NU Online News Service, April 7, 1:08 p.m. EDT

An insurance consortium for energy coverage introduced in light of the Deepwater Horizon event may not be a large source of coverage for major oil companies, which are likely to continue self insuring and purchasing only modest amounts of coverage, according to a Moody's analyst.

The reason, James Eck, vice president-senior credit officer with Moody's writes in Moody's Reinsurance Monitor, is that "there is not enough insurance capacity available to make a meaningful difference to [oil companies] based on their capitalization and core earnings power."

He notes, "Their preferred route appears to be investing in prevention and rapid response rather than insurance premiums."

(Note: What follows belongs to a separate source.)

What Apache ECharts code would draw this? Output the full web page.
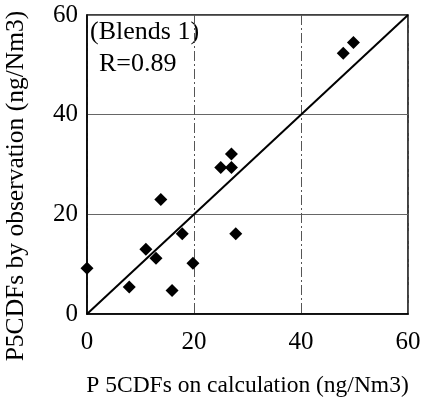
<!DOCTYPE html>
<html><head><meta charset="utf-8">
<script src="https://cdn.jsdelivr.net/npm/echarts@6/dist/echarts.min.js"></script>
<style>html,body{margin:0;padding:0;background:#fff}#c{width:431px;height:401px}</style>
</head><body><div id="c"></div>
<script>
const calcValues = [0, 7.9, 11.0, 12.9, 13.8, 15.9, 17.8, 19.8, 25.0, 27.0, 27.0, 27.8, 47.9, 49.8];
const obsValues  = [9.2, 5.4, 13.0, 11.2, 23.0, 4.7, 16.1, 10.2, 29.4, 29.4, 32.1, 16.1, 52.3, 54.5];
const lineX = [0, 60];
const lineY = [0, 60];
const tickValues = [0, 20, 40, 60];
const xName = 'P 5CDFs on calculation (ng/Nm3)';
const yName = 'P5CDFs by observation (ng/Nm3)';
const noteLines = ['(Blends 1)', 'R=0.89'];

const font = 'Liberation Serif, Times New Roman, serif';
const chart = echarts.init(document.getElementById('c'));
const scatterData = calcValues.map((x, i) => [x, obsValues[i]]);
const lineData = lineX.map((x, i) => [x, lineY[i]]);
const axisCommon = {
  type: 'value', min: tickValues[0], max: tickValues[tickValues.length - 1], interval: 20,
  axisLine: { show: true, lineStyle: { color: '#000', width: 1.5 } },
  axisTick: { show: false },
  axisLabel: { color: '#000', fontFamily: font, fontSize: 25 },
  nameLocation: 'middle',
  nameTextStyle: { color: '#000', fontFamily: font, fontSize: 23.5 }
};
chart.setOption({
  animation: false,
  backgroundColor: '#fff',
  grid: { left: 87, right: 23, top: 15, bottom: 87, show: true, borderColor: '#000', borderWidth: 1.5,
          containLabel: false, outerBoundsMode: 'none' },
  xAxis: Object.assign({}, axisCommon, {
    name: xName, nameGap: 60,
    axisLabel: Object.assign({}, axisCommon.axisLabel, { margin: 16 }),
    splitLine: { show: true, lineStyle: { color: '#555', width: 1, type: [10, 3, 2, 3] } }
  }),
  yAxis: Object.assign({}, axisCommon, {
    axisLabel: Object.assign({}, axisCommon.axisLabel, { margin: 9 }),
    splitLine: { show: true, lineStyle: { color: '#666', width: 1 } }
  }),
  series: [
    { type: 'line', data: lineData, symbol: 'none', lineStyle: { color: '#000', width: 2 }, z: 2 },
    { type: 'scatter', data: scatterData, symbol: 'diamond', symbolSize: 13, itemStyle: { color: '#000', opacity: 1 }, z: 3 }
  ],
  graphic: [
    { type: 'text', x: 16, y: 186, rotation: Math.PI / 2,
      style: { text: yName, font: '25.5px ' + font, fill: '#000', align: 'center', verticalAlign: 'middle' } },
    { type: 'text', left: 90, top: 19, style: { text: noteLines[0], font: '26px ' + font, fill: '#000' } },
    { type: 'text', left: 99, top: 51, style: { text: noteLines[1], font: '26px ' + font, fill: '#000' } }
  ]
});
</script></body></html>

During the September 2010 Reinsurance Rendez-Vous in Monte Carlo, Munich Re unveiled a new concept for offshore energy coverage. It envisioned the creation of an insurance consortium that could theoretically provide between $10 billion and $20 billion of insurance capacity, subject to single event limits.

Munich Re board member Torsten Jeworrek said at a September press conference in Monte Carlo, "If coverages are available, companies will buy them because inability to pay high compensation claims can lead to insolvency, and mere speculation about such an eventuality can hit their share price."

With deepwater drilling permits being issued, oil back near $100 a barrel, and tensions running high in the Middle East, he writes, "the Gulf of Mexico represents a key source of oil reserves to be tapped. With the (re)insurance industry ready to write new business, the question remains, will oil companies step up and buy?"

Eck writes that soon after the Deepwater Horizon event, insurance brokers reported brisk demand for control of well and third-party liability covers, at substantially increased premium rates. Nevertheless, the U.S. government's moratorium on deepwater drilling in the Gulf of Mexico appears to have muted demand.

While the moratorium was lifted in October 2010, the first deepwater drilling permit was not issued until late February this year. Additionally, legislation that could increase liability exposure for drillers, now capped at $75 million, remains before the U.S. Congress, creating meaningful uncertainty for energy companies, Eck writes.

He notes that the Deepwater Horizon incident is likely to mark a radical shift in how insurers approach offshore energy risks.

Eck writes that Deepwater Horizon upset the traditional view by insurers that deepwater rigs are less subject to adverse events than those operating in shallow waters. This view is based largely on the higher susceptibility of rigs placed in shallow waters to wind and waves produced by hurricanes, he notes.